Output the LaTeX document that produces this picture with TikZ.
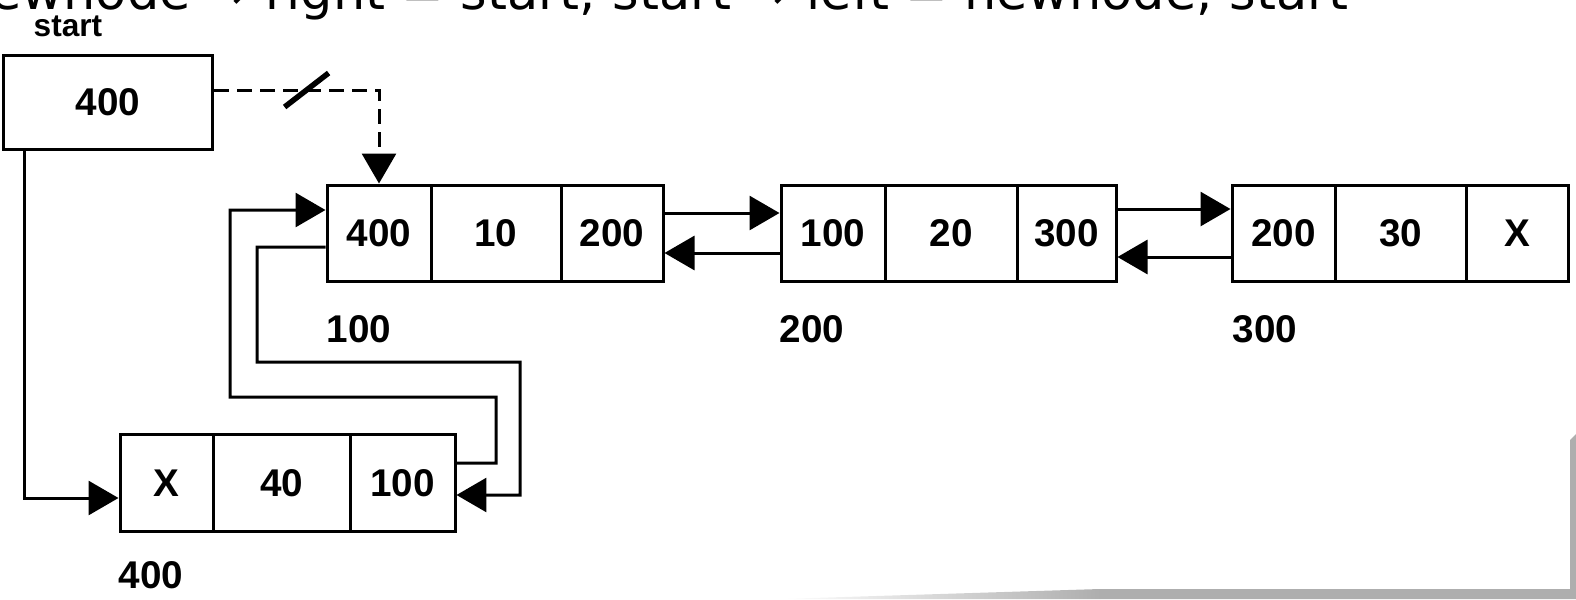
\documentclass[tikz,border=0pt]{standalone}
\usepackage{fontspec}
\setsansfont{Liberation Sans}
\newfontfamily\topfont{DejaVu Sans}
\usetikzlibrary{arrows.meta}
\definecolor{shadowgray}{HTML}{AEAEAE}
\tikzset{
  cell/.style={draw, line width=0.06cm, minimum height=1.94cm, inner sep=0pt,
    font=\sffamily\bfseries\fontsize{22}{24}\selectfont},
  addr/.style={inner sep=0pt, font=\sffamily\bfseries\fontsize{22}{24}\selectfont},
  link/.style={line width=0.06cm, -{Triangle[length=0.6cm,width=0.68cm]}}
}

\begin{document}
\begin{tikzpicture}[x=0.02cm, y=-0.02cm]
  \useasboundingbox (0,0) rectangle (1576,599);

  % clipped line of text at the top
  \begin{scope}
    \clip (0,0) rectangle (1576,599);
    \node[anchor=base west, inner sep=0pt, font=\topfont\fontsize{29}{30}\selectfont] (toptext) at (-42,9)
      {newnode → right = start; start → left = newnode; start};
  \end{scope}

  % start pointer
  \node[cell, minimum width=4.2cm, minimum height=1.9cm] (start) at (108,102.5) {400};
  \node[addr, font=\sffamily\bfseries\fontsize{18}{20}\selectfont] (startlbl) at (68,26) {start};

  % the four nodes: prev | data | next
  \foreach \nm/\x/\y/\w/\val in {
    n1a/379/233.5/104/400,  n1b/496/233.5/130/10,   n1c/612/233.5/102/200,
    n2a/833/233.5/104/100,  n2b/951/233.5/132/20,   n2c/1066.5/233.5/99/300,
    n3a/1283.5/233.5/103/200, n3b/1400.5/233.5/131/30, n3c/1517/233.5/102/X,
    n4a/166.5/483/93/X,     n4b/281.5/483/137/40,   n4c/402.5/483/105/100}
    \node[cell, minimum width=\w*0.02cm] (\nm) at (\x,\y) {\val};

  % addresses
  \node[addr] (lbl100) at (359,329) {100};
  \node[addr] (lbl200) at (812,329) {200};
  \node[addr] (lbl300) at (1265,329) {300};
  \node[addr] (lbl400) at (151,575) {400};

  % old link from start, cut
  \draw[link, dash pattern=on 0.3cm off 0.16cm] ([yshift=0.25cm]start.east) -| coordinate[pos=0.28] (cut) (n1a.north);
  \draw[line width=0.11cm] ([shift={(-22,17)}]cut) -- ([shift={(22,-17)}]cut);

  % new link from start
  \draw[link] ([xshift=0.46cm]start.south west) |- ([yshift=-0.3cm]n4a.west);

  % links between new node and node 100
  \draw[link] ([yshift=0.4cm]n4c.east) -| (496,397) -| (230,210) -- ([yshift=0.47cm]n1a.west);
  \draw[link] ([yshift=-0.27cm]n1a.west) -| (257,362) -| (520,495) -- ([yshift=-0.24cm]n4c.east);

  % next / prev links
  \draw[link] ([yshift=0.41cm]n1c.east) -- ([yshift=0.41cm]n2a.west);
  \draw[link] ([yshift=-0.39cm]n2a.west) -- ([yshift=-0.39cm]n1c.east);
  \draw[link] ([yshift=0.49cm]n2c.east) -- ([yshift=0.49cm]n3a.west);
  \draw[link] ([yshift=-0.47cm]n3a.west) -- ([yshift=-0.47cm]n2c.east);

  % page shadow
  \shade[left color=white, right color=shadowgray] (780,599) -- (1100,589) -- (1100,599) -- cycle;
  \fill[shadowgray] (1100,589) -- (1570,589) -- (1570,440) -- (1576,434) -- (1576,599) -- (1100,599) -- cycle;
\end{tikzpicture}
\end{document}
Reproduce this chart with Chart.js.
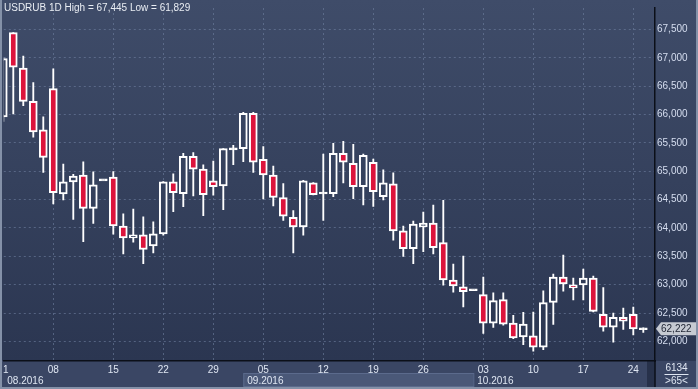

## GIVEN PROBLEM
Both the first line of the records above and the line containing "(startlbl) at (68,26)" belong in the copy; please return them and every line between, exactly, minus the pictures.

## EXERCISE RESPONSE
Output the LaTeX document that produces this picture with TikZ.
\documentclass[tikz,border=0pt]{standalone}
\usepackage{fontspec}
\setsansfont{Liberation Sans}
\newfontfamily\topfont{DejaVu Sans}
\usetikzlibrary{arrows.meta}
\definecolor{shadowgray}{HTML}{AEAEAE}
\tikzset{
  cell/.style={draw, line width=0.06cm, minimum height=1.94cm, inner sep=0pt,
    font=\sffamily\bfseries\fontsize{22}{24}\selectfont},
  addr/.style={inner sep=0pt, font=\sffamily\bfseries\fontsize{22}{24}\selectfont},
  link/.style={line width=0.06cm, -{Triangle[length=0.6cm,width=0.68cm]}}
}

\begin{document}
\begin{tikzpicture}[x=0.02cm, y=-0.02cm]
  \useasboundingbox (0,0) rectangle (1576,599);

  % clipped line of text at the top
  \begin{scope}
    \clip (0,0) rectangle (1576,599);
    \node[anchor=base west, inner sep=0pt, font=\topfont\fontsize{29}{30}\selectfont] (toptext) at (-42,9)
      {newnode → right = start; start → left = newnode; start};
  \end{scope}

  % start pointer
  \node[cell, minimum width=4.2cm, minimum height=1.9cm] (start) at (108,102.5) {400};
  \node[addr, font=\sffamily\bfseries\fontsize{18}{20}\selectfont] (startlbl) at (68,26) {start};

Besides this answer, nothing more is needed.